Obviously I’m not entirely the target audience here. Some folks have said this would be a good introductory game for kids, but I’m not entirely sure about that. It is a truth universally acknowledged in children’s and young adult books that your protagonist should be older than your target audience (no doubt there’s an exception when your protagonist is your target audience), but anyone who’s much younger than the PCs here will probably be too young to read well enough to play this kind of game.
Cana according to Micah. A retelling of Jesus’s water into wine miracle. Finally I have sympathy for everyone complaining about the baseball IFs, because I have the sense that a lot of this would be much more logical if I knew the Bible story. I mean, I know the general outline — Jesus turned water into wine — but I don’t get that thrill of recognition when I encounter a Bible character. It’s like, in the Dark Knight, I’m sure as soon as Harvey Dent showed up many people were all like “Aha! Let’s see the story of how he turns into Two-Face!” but that was a total surprise to me. He could have been a new character for the movie like Rachel Dawes, for all I knew. (My students were stunned by my ignorance here. They thought it was exactly the sort of thing I would know.)

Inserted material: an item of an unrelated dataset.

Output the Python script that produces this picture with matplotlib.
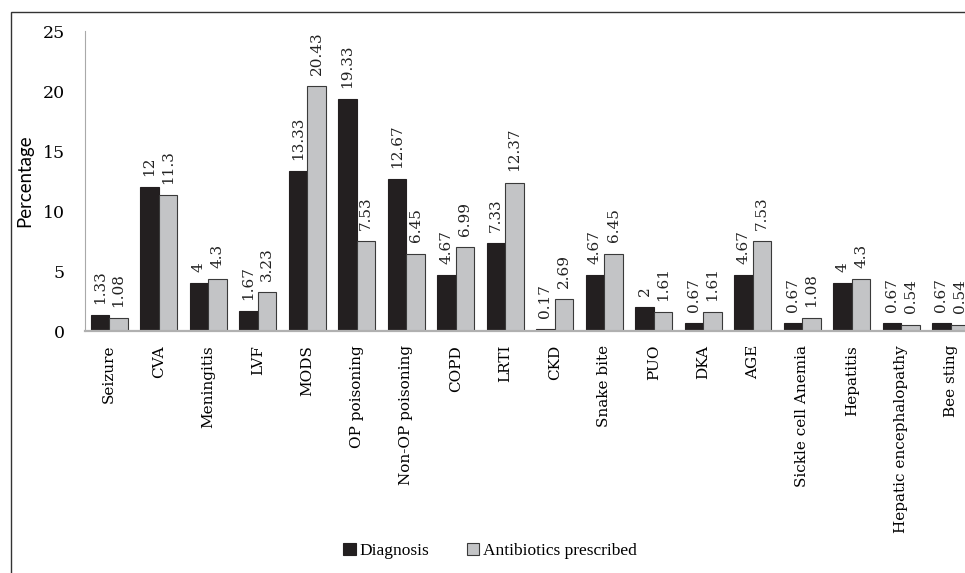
import numpy as np
import matplotlib
matplotlib.use("Agg")
import matplotlib.pyplot as plt
from matplotlib.patches import Rectangle

categories = ["Seizure", "CVA", "Meningitis", "LVF", "MODS", "OP poisoning",
              "Non-OP poisoning", "COPD", "LRTI", "CKD", "Snake bite", "PUO",
              "DKA", "AGE", "Sickle cell Anemia", "Hepatitis",
              "Hepatic encephalopathy", "Bee sting"]
diagnosis = [1.33, 12, 4, 1.67, 13.33, 19.33, 12.67, 4.67, 7.33, 0.17, 4.67,
             2, 0.67, 4.67, 0.67, 4, 0.67, 0.67]
antibiotics = [1.08, 11.3, 4.3, 3.23, 20.43, 7.53, 6.45, 6.99, 12.37, 2.69,
               6.45, 1.61, 1.61, 7.53, 1.08, 4.3, 0.54, 0.54]
yticks = [0, 5, 10, 15, 20, 25]

serif = "DejaVu Serif"

fig = plt.figure(figsize=(9.65, 5.73), dpi=100)
# outer frame of the figure panel
fig.patches.append(Rectangle((11 / 965, -0.1), 1.1, (573 - 12) / 573 + 0.1,
                             transform=fig.transFigure, fill=False,
                             edgecolor="#333333", linewidth=1.0))

ax = fig.add_axes([84.5 / 965, 242 / 573, 891 / 965, 300 / 573])
x = np.arange(len(categories))
w = 0.374
b1 = ax.bar(x - w / 2, diagnosis, w, color="#231f20", edgecolor="#231f20",
            linewidth=0.8, label="Diagnosis")
b2 = ax.bar(x + w / 2, antibiotics, w, color="#c3c4c6", edgecolor="#3a3a3a",
            linewidth=0.8, label="Antibiotics prescribed")

def fmt(v):
    return ("%g" % v)

for bars, vals in ((b1, diagnosis), (b2, antibiotics)):
    for r, v in zip(bars, vals):
        ax.annotate(fmt(v), (r.get_x() + r.get_width() / 2, v),
                    xytext=(0, 8), textcoords="offset points",
                    rotation=90, ha="center", va="bottom",
                    fontsize=11, family=serif, color="#222222")

ax.set_xlim(-0.5, len(categories) - 0.5)
ax.set_ylim(0, 25)
ax.set_yticks(yticks)
ax.set_yticklabels([str(t) for t in yticks], family=serif, fontsize=12.5)
ax.set_xticks(x)
ax.set_xticklabels(categories, rotation=90, family=serif, fontsize=11,
                   va="top", ha="center")
ax.tick_params(axis="both", length=0)
ax.tick_params(axis="y", pad=14)
ax.tick_params(axis="x", pad=10)
ax.set_ylabel("Percentage", family="Lato", fontsize=13.4, labelpad=7)

for s in ("top", "right"):
    ax.spines[s].set_visible(False)
ax.spines["left"].set_color("#a9a9a9")
ax.spines["bottom"].set_color("#b0b0b0")
ax.spines["bottom"].set_linewidth(1.6)

leg = fig.legend(handles=[b1, b2], loc="center",
                 bbox_to_anchor=(490 / 965, 1 - 551 / 573),
                 ncol=2, frameon=False, handlelength=0.7, handleheight=0.7,
                 handletextpad=0.2, columnspacing=2.2,
                 prop={"family": "Liberation Serif", "size": 12.5})

fig.savefig("out.png", dpi=100)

Related to this, I’m not sure that I solved a single puzzle here without the hints. Some of this was dopiness — I managed not to find some locations — some of this was probably down to somewhat obscure puzzles, but some of it was certainly that I didn’t know what was supposed to happen next, or what the critical characteristic of NPC X was. But it was a fine experience anyway. It’s often quite funny, the hint system was smooth enough that it was painless to consult it every other turn, and most important, there’s a vivid cast.
Technically, it was excellent, though putting the cover on the well didn’t seem to do anything. Under it all there was a bit of a moral choice, but the right thing to do seemed pretty obvious. (Well, in one case it probably wasn’t obvious how to avoid doing the wrong thing, but that wasn’t a problem for someone who was already reading the clues.) At one point a dilemma involving Anna is supposed to be heightened because Anna is annoying, but I thought she was perfectly charming even aside from the fact that she helps me solve puzzles. [UPDATE: I did get a little bored with the messages she produces as she follows you around; there are about six of them, which is a lot to write, but I still saw them on the order of a dozen times each. In general, I think colorful repeating messages like that should only show up every few times something happens, if it happens a lot.] There was sometimes an interaction issue in that it wasn’t clear exactly what telling someone about something would do — something of an occupational hazard in ask-tell conversation systems where you’re trying to accomplish specific effects. Still, an excellent overall game if you don’t mind using the hints a lot. (But if you get the ending with the joke about the cookies, isn’t that a little blasphemous?)
Six: I spent a while trying to chase the kid in the Spiderman suit through the spiderweb so I could trap him in the gazebo. It seemed like those two things should’ve gone together.